BeLink boosts biomedical entity linking accuracy by up to 24%
Instruction-tuned open-source LLMs re-rank candidates faster and more accurately, says new SIGIR 2026 paper.
Biomedical Entity Linking (BEL)—mapping ambiguous mentions in text to standard biomedical concepts—has struggled with the computational cost of large language models (LLMs). In a new paper accepted to ACM SIGIR 2026, researchers Darya Shlyk, Stefano Montanelli, and Lawrence Hunter tackle this bottleneck by applying instruction-tuning to open-source generative models exclusively at the re-ranking stage of the BEL pipeline. They propose a novel set-wise instruction-tuning formulation that allows the model to compare multiple candidate entities simultaneously, enabling fast and accurate candidate selection without the overhead of running the LLM over the entire pipeline.

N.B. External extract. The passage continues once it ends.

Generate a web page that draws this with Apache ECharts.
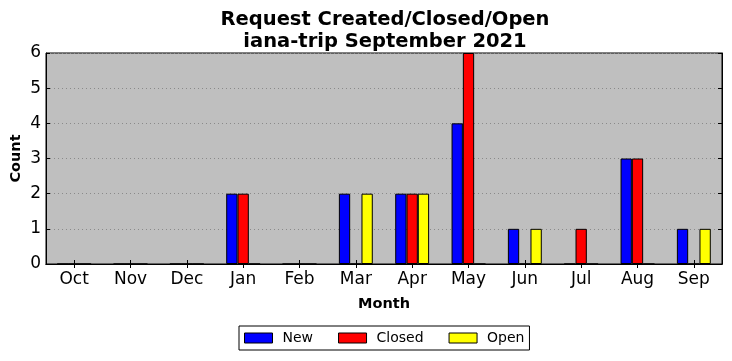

When tested on several BEL benchmarks, BeLink achieved 3% to 24% higher linking accuracy than prior state-of-the-art approaches, while also reducing overall inference time. The system is modular and end-to-end, designed for practical deployment in clinical and research settings where speed and accuracy are critical. By keeping the heavy generative model only in the re-ranking step, BeLink demonstrates that open-source LLMs can deliver competitive performance without the massive computational resources required by full-pipeline approaches. This work opens the door to more efficient biomedical information extraction using instruction-tuned models.
- Set-wise instruction-tuning formulation enables fast, multi-candidate re-ranking
- Accuracy improvements of 3% to 24% over state-of-the-art BEL methods
- Reduced inference time makes LLM-based BEL feasible for real-world deployment
Why It Matters
Makes LLM-powered biomedical entity linking efficient enough for real-world clinical and research applications.